Extension of the full-folding optical model for nucleon-nucleus scattering with applications up to 1.5 GeV

The nonrelativistic full-folding optical model approach for nucleon-nucleus scattering is extended into the relativistic regime. In doing so, kinematical issues involving the off-shell Lorentz boost of the colliding particles between the two nucleons and the projectile-nucleus center-of-mass reference frames have been taken into account. The two-body effective interaction is obtained in the framework of the nuclear matter g matrix using nucleon-nucleon optical model potentials that fully account for the inelasticities and isobar resonances in the continuum at nucleon energies up to 3 GeV. Diverse nucleon-nucleon (NN) potential models were constructed by supplementing the basic Paris, Nijmegen, Argonne, or Gel'fand-Levitan-Marchenko inversion potentials with complex separable terms. In each case the additional separable terms ensured that the combination led to NN scattering phase shifts in excellent agreement with experimental values.

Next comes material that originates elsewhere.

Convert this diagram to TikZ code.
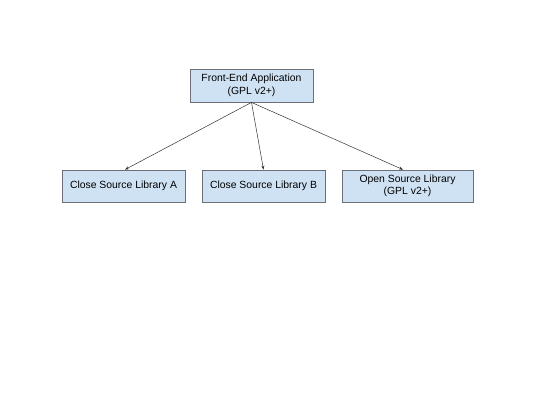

With each phase shift fitting potential nuclear matter g matrices have been formed and with each of those relativistic full-folding optical potentials for nucleon-nucleus elastic scattering determined. Application to such scattering for projectile energies up to 1.5 GeV have been made. Good and systematic agreement is obtained between the calculated and measured observables, both differential and integrated quantities, over the whole energy range of our study. A moderate sensitivity to off-shell effects in the differential scattering observables also is observed.